Sell (short) Bitcoin futures at a higher price: At the same time, they entered into a futures contract on the CME (Chicago Mercantile Exchange) to sell Bitcoin at a later date, locking in a price that was higher than what they paid for the Bitcoin. Essentially, they were betting that they could deliver (or cash-settle) the Bitcoin in the future at that higher price.
Collect the price difference as profit: When the futures contract came due, the fund would deliver the Bitcoin (from step 1) at the pre-agreed higher price from step 2. The difference between what they bought the Bitcoin for and the price they sold it for in the futures contract was their profit. This “locked-in” profit was typically about an annualized 5% return on their money – a relatively safe, bond-like yield. They didn’t have to care if Bitcoin’s price went up or down in the meantime, because their positions were market-neutral (the spot buy and futures short hedged each other).
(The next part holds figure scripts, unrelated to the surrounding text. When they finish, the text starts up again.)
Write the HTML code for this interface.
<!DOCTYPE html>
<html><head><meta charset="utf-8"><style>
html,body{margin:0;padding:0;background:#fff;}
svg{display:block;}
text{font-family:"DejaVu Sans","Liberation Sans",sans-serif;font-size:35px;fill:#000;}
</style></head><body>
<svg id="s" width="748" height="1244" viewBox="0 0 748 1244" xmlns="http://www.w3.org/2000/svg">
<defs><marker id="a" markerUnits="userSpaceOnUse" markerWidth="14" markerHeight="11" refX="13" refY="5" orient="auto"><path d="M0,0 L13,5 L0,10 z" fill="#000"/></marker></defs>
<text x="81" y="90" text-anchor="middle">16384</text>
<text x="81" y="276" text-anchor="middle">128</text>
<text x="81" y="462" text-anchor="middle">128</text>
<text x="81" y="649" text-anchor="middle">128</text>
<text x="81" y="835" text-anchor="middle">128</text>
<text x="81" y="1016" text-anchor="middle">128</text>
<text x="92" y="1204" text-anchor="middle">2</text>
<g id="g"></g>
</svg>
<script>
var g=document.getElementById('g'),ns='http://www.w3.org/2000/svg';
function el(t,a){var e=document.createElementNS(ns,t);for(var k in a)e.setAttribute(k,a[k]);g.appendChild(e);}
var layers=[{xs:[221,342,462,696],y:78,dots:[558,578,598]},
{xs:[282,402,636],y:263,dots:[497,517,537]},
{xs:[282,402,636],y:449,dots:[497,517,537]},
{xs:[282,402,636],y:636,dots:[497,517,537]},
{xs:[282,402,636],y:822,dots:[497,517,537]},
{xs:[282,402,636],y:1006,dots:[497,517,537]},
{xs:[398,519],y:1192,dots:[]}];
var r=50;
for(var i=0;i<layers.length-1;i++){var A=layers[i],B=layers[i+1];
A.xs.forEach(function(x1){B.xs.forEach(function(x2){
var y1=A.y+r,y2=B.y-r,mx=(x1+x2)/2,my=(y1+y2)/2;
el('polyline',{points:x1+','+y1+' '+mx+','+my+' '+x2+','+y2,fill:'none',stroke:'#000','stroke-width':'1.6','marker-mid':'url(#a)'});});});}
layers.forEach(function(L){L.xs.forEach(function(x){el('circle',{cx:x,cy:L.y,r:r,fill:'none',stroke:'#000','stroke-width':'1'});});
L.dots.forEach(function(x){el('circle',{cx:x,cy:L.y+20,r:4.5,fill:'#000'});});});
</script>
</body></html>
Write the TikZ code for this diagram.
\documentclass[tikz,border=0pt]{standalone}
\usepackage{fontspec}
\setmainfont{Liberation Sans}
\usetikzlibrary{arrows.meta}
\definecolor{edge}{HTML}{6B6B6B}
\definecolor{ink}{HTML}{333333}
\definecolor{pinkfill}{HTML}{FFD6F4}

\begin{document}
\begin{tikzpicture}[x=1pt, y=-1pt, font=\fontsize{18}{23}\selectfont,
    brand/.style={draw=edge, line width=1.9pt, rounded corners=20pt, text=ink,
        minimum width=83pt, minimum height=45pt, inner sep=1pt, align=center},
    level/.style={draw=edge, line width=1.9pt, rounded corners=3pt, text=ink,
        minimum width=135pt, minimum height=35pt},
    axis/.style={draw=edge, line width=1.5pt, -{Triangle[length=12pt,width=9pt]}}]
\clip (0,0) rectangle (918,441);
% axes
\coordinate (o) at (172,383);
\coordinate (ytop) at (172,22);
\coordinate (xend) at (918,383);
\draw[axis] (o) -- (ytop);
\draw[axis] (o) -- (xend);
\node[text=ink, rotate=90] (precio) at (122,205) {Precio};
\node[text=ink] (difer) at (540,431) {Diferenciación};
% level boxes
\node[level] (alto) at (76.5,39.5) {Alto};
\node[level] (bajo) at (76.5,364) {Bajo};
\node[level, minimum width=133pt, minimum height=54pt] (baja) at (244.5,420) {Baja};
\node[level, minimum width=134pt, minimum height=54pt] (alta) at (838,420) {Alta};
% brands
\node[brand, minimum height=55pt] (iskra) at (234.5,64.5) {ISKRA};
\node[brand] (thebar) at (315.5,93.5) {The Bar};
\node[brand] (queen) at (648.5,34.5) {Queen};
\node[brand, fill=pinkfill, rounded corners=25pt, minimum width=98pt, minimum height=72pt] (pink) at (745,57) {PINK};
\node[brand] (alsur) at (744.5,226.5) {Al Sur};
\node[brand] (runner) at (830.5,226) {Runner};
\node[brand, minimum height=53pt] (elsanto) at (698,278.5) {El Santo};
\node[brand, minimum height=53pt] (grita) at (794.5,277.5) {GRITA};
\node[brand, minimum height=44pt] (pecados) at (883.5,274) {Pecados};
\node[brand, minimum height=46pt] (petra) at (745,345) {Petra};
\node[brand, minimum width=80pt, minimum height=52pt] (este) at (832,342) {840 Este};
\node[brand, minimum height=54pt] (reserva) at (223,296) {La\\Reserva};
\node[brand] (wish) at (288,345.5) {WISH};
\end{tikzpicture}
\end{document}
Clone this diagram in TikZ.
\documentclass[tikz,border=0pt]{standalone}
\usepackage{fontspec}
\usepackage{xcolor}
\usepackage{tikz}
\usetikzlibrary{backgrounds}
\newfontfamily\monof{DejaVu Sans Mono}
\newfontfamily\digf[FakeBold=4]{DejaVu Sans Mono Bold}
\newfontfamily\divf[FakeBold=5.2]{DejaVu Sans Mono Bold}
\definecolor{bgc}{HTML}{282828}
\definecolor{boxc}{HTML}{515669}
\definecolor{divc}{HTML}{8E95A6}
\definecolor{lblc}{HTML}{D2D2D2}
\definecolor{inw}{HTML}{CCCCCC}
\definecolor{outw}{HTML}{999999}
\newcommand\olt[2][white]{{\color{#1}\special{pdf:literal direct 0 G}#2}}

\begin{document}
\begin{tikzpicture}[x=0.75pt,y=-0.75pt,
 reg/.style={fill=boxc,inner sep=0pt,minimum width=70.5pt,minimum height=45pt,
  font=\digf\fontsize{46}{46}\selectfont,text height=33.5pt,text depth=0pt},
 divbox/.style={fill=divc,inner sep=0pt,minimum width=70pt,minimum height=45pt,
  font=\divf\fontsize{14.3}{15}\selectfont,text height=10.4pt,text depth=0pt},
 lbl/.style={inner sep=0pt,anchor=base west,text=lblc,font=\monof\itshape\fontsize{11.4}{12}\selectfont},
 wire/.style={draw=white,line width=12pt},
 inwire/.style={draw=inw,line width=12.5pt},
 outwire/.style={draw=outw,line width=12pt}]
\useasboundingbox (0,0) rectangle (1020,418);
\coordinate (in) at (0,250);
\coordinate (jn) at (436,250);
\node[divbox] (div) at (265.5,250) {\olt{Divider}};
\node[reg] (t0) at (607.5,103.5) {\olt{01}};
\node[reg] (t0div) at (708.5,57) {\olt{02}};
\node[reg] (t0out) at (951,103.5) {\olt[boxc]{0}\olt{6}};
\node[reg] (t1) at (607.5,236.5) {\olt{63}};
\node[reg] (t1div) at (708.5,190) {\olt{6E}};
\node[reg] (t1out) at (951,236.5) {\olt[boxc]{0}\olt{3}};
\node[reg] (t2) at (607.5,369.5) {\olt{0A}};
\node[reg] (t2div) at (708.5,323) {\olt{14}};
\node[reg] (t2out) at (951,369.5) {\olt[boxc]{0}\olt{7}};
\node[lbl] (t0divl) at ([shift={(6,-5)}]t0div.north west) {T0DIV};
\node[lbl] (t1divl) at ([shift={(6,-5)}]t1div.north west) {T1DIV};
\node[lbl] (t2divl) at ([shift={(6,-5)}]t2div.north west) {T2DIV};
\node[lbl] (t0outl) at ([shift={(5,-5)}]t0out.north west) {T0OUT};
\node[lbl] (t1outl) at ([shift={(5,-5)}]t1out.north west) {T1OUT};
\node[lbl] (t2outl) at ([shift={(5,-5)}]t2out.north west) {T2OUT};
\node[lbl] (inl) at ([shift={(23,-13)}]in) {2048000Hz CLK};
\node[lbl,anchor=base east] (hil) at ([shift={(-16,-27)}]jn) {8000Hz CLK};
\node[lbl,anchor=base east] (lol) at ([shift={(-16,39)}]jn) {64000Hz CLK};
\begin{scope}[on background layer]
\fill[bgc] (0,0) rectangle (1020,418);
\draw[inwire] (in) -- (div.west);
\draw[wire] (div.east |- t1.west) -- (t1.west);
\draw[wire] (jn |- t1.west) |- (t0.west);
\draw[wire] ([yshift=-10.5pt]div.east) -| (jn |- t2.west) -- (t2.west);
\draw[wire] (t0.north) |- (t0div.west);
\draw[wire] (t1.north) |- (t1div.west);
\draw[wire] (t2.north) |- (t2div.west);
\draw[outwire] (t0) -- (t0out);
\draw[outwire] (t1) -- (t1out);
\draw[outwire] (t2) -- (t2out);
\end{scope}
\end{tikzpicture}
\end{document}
It was like earning a steady interest rate from the crypto market.
Some funds even borrowed money to amplify these returns (using leverage) in hopes of getting double-digit profits from this trade. The key point is that this strategy was considered low-risk: it wasn’t a bet on Bitcoin’s price rising or falling, but rather a way to pocket a small predictable gain from the pricing gap between the spot and futures markets. In a sense, these hedge funds were “farming yield” – treating Bitcoin as a tool to earn a fixed percentage, not as a long-term investment.
Why It’s Unwinding
So if this cash and carry trade was making easy money, why would it ever stop? The short answer: because the opportunity dried up. The whole strategy hinges on that price gap between spot Bitcoin and futures being large enough to cover costs and still give a decent profit. Recently, that gap (often called the “basis” or premium) has shrunk dramatically. In fact, the futures price premium dropped to around 4% – which is lower than the yield you could get from a risk-free U.S. Treasury bond (about 5%). When the reward falls below what you can get from safe alternatives, the trade stops being attractive. It’s like realizing the $5 profit in our earlier example has dwindled to $1 – at that point, why go through the trouble and risk when you could just as easily earn more by parking your money in a savings account or government bond?
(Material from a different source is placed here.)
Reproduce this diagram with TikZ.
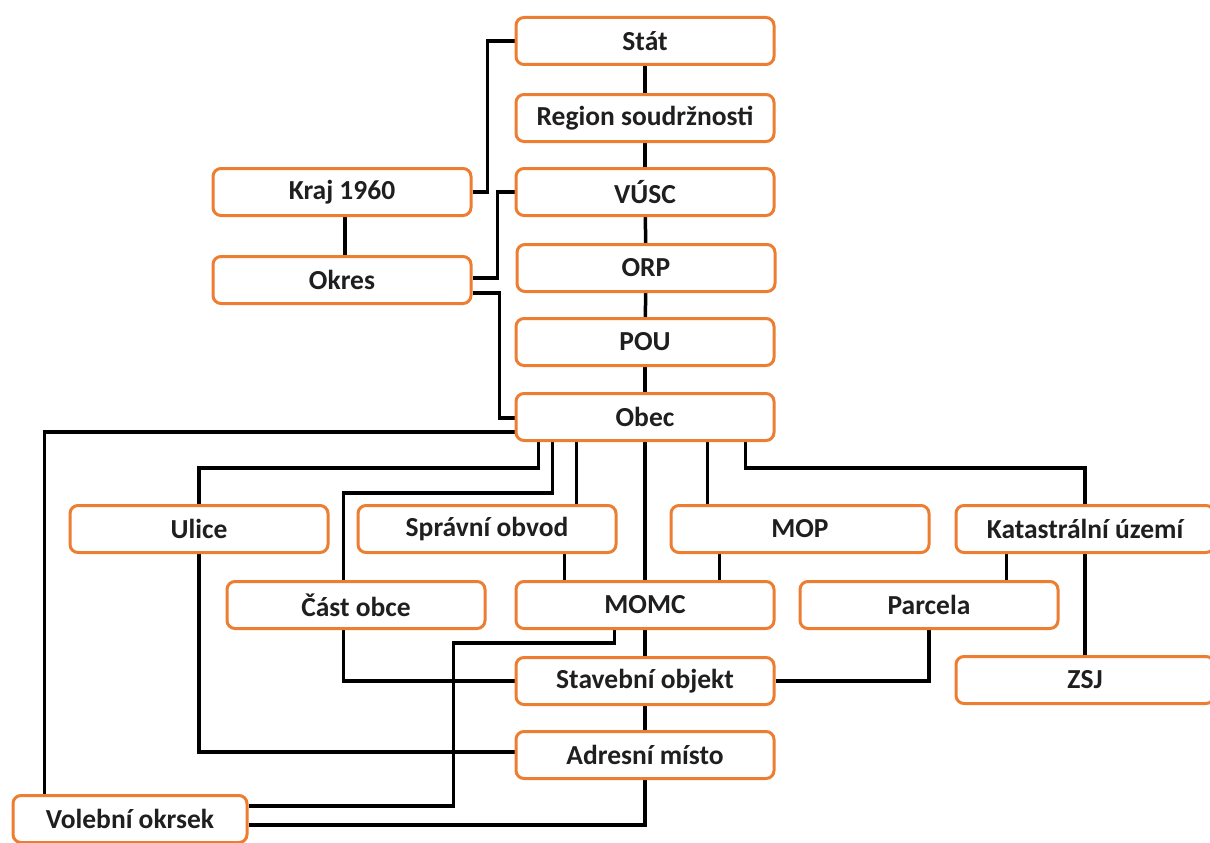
\documentclass[tikz,border=0pt]{standalone}
\usepackage{fontspec}
\setmainfont{Carlito}
\usetikzlibrary{calc}
\pgfdeclarelayer{bg}
\pgfsetlayers{bg,main}
\definecolor{boxorange}{RGB}{237,125,49}
\tikzset{
  box/.style={draw=boxorange, line width=3pt, rounded corners=8pt, fill=white,
    minimum width=258pt, minimum height=47pt, inner sep=0pt,
    font=\fontsize{27.5}{30}\selectfont\bfseries, text=black!88},
  conn/.style={draw=black, line width=3.5pt}
}
\begin{document}
\begin{tikzpicture}[x=1pt,y=-1pt]
\useasboundingbox (0,0) rectangle (1210,843);
% column
\node[box] (stat) at (645,41) {Stát};
\node[box] (region) at (645,118) {Region soudržnosti};
\node[box] (vusc) at (645,192) {VÚSC};
\node[box] (orp) at (646,268) {ORP};
\node[box] (pou) at (645,342) {POU};
\node[box] (obec) at (645,417) {Obec};
\node[box] (kraj) at (342,192) {Kraj 1960};
\node[box] (okres) at (342,280) {Okres};
\node[box] (ulice) at (199,529) {Ulice};
\node[box] (spravni) at (487,529) {Správní obvod};
\node[box] (mop) at (800,529) {MOP};
\node[box] (kat) at (1085,529) {Katastrální území};
\node[box] (cast) at (356,605) {Část obce};
\node[box] (momc) at (645,605) {MOMC};
\node[box] (parcela) at (929,605) {Parcela};
\node[box] (stavebni) at (645,681) {Stavební objekt};
\node[box] (zsj) at (1085,680) {ZSJ};
\node[box] (adresni) at (645,755) {Adresní místo};
\node[box, minimum width=234pt] (volebni) at (130,819) {Volební okrsek};

\begin{pgfonlayer}{bg}
\draw[conn] (stat) -- (region);
\draw[conn] (region) -- (vusc);
\draw[conn] (vusc) -- (orp);
\draw[conn] (orp) -- (pou);
\draw[conn] (pou) -- (obec);
\draw[conn] (kraj.east) -- ++(15,0) |- (stat.west);
\draw[conn] ($(kraj.south)+(3,0)$) coordinate (a) -- (a |- okres.north);
\draw[conn] ($(okres.east)+(0,-2)$) -- ++(25,0) |- (vusc.west);
\draw[conn] ($(okres.east)+(0,13)$) -- ++(27,0) |- ($(obec.west)+(0,1)$);
\draw[conn] ($(obec.west)+(0,15)$) -| ($(volebni.north west)+(33,0)$);
\draw[conn] ($(obec.south west)+(24,0)$) -- ++(0,26) -| (ulice.north);
\draw[conn] ($(obec.south west)+(38,0)$) -- ++(0,51) -| ($(cast.north west)+(118,0)$);
\draw[conn] ($(obec.south west)+(62,0)$) coordinate (b) -- (b |- spravni.north);
\draw[conn] (obec.south) -- (momc.north);
\draw[conn] ($(obec.south west)+(193,0)$) coordinate (c) -- (c |- mop.north);
\draw[conn] ($(obec.south west)+(231,0)$) -- ++(0,26) -| (kat.north);
\draw[conn] (kat.south) -- (zsj.north);
\draw[conn] ($(momc.north west)+(50,0)$) coordinate (d) -- (d |- spravni.south);
\draw[conn] ($(momc.north west)+(205,0)$) coordinate (e) -- (e |- mop.south);
\draw[conn] ($(parcela.north west)+(208,0)$) coordinate (f) -- (f |- kat.south);
\draw[conn] (momc) -- (stavebni);
\draw[conn] ($(momc.south west)+(100,0)$) -- ++(0,13) -- ++(-161,0) |- ($(volebni.east)+(0,-13)$);
\draw[conn] ($(cast.south west)+(118,0)$) |- (stavebni.west);
\draw[conn] (parcela.south) |- (stavebni.east);
\draw[conn] (ulice.south) |- ($(adresni.west)+(0,-3)$);
\draw[conn] (stavebni) -- (adresni);
\draw[conn] (adresni.south) |- ($(volebni.east)+(0,6)$);
\end{pgfonlayer}
\end{tikzpicture}
\end{document}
As Bitcoin’s market momentum turned and prices started slipping, the futures contracts’ high premiums quickly collapsed toward the spot price. In other words, the advantage that made the cash and carry trade profitable essentially vanished. This caught those hedge funds off guard – suddenly their “free lunch” was gone. Imagine you were planning that guaranteed $5 profit on an item, but suddenly the future selling price drops close to what you paid; there’s no profit left in the trade. When that happens, the logical move is to exit the position. That’s exactly what these funds are doing: they are unwinding the trade by closing both sides of it. Practically, this means they’re selling off the Bitcoin they had bought (since there’s no longer a reason to hold it for the trade) and simultaneously buying back the futures contracts they had shorted to close out those positions.
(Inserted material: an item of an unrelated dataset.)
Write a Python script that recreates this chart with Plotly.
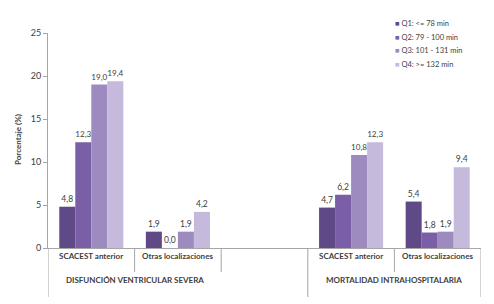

Now, unwinding a trade like this isn’t a quiet affair – especially when many large players do it all around the same time. The strategy was widely used for months, so there’s a lot of money reversing course. Hedge funds that were in this trade are essentially all heading for the exits together. This flood of selling (selling their ETF shares or Bitcoin holdings and closing shorts) is what’s causing those large sell-offs. They’re not selling because they suddenly hate Bitcoin; they’re selling because the specific profit play they were using has broken down.
Impact on Bitcoin’s Price
All of this unwinding has created a ripple effect that’s hitting Bitcoin’s price hard. When many big traders sell a lot of Bitcoin (or Bitcoin-backed assets) all at once, it increases the supply of coins for sale in the market far more than the usual demand from buyers. That imbalance – too many sellers, not enough buyers – drives the price down fast. It’s a bit like an auction where suddenly a ton of people are trying to sell the same item; the more they compete to sell, the lower the price goes. This process has been accelerating Bitcoin’s decline. Each wave of selling pushes the price lower, which in turn can spook other investors and trigger even more selling. It can become a self-reinforcing cycle, almost like a domino effect or a snowball rolling downhill.
Conclusion
Bitcoin’s recent price drop wasn’t caused by a single tweet, government policy, or a crypto exchange hack – it was largely caused by the unwinding of a popular trading strategy in the background. Hedge funds had been using Bitcoin and futures contracts as a relatively safe way to earn a modest return, without actually being interested in Bitcoin’s long-term value. When that cash and carry trade stopped working, those funds all pulled their money out quickly. This massive unwinding led to a wave of sell-offs, which sent Bitcoin’s price tumbling.